Comedy is subjective, but working one's ass off isn't. James objectively does the latter. In True Memoirs, the job meant waking up at dawn, executing fight and stunt choreography, going up tired, then doing it again the next day. James admits training regimens aren't part of his Long Island oasis ("If you look at my body, you know it's not," he jokes), but he knows every role will challenge his comfort zone. "There's always physicality, even in the goofy movies like Blart. You're having fun, but there's an intensity in this movie that's different. This has got to be believable. This is not just a big guy falling down and sliding on ice cream. This one is totally different. This is real action. I really had to get in shape and prepare for this one."

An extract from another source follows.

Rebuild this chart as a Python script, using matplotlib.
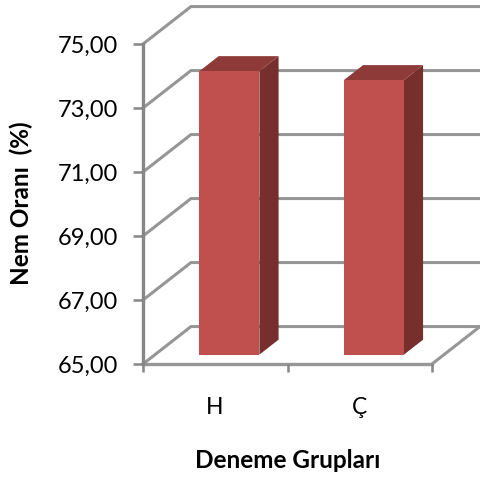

And Kevin Can Wait, the sitcom he shoots 15 minutes from his home? It's not writing and acting itself. "After I hang up with you," he says as the clock ticks towards 9pm, "I'm going into the writer's room. We're working on more scripts." Young Kevin James loved All in the Family, Cheers, and The Honeymooners. Fifty-one-year-old Kevin James loves the sitcom art form, the traditional "four-camera" setup, that tingle you get when a live studio audience actually laughs. Kevin Can Wait is a family-friendly throwback that neither pushes buttons nor panders to more conservative viewership. By that definition, it's harmless and unique -- a TV rarity.
James shrugs off the critical critique. His target will continue to unconsciously move, his ambition will continue to be questioned by cultural documentarians, and his only concern is producing what he'd watch if he were kicked back in his recliner a few blocks away.
"People will be like, 'Wow, it feels kind of dated now,' but it's classic to me. It gives me comfort, too. I love doing it, and I love doing it here. Long Island is literally a character in the show. We have Long Island people and companies. I love doing it here on Long Island because it's authentic to me."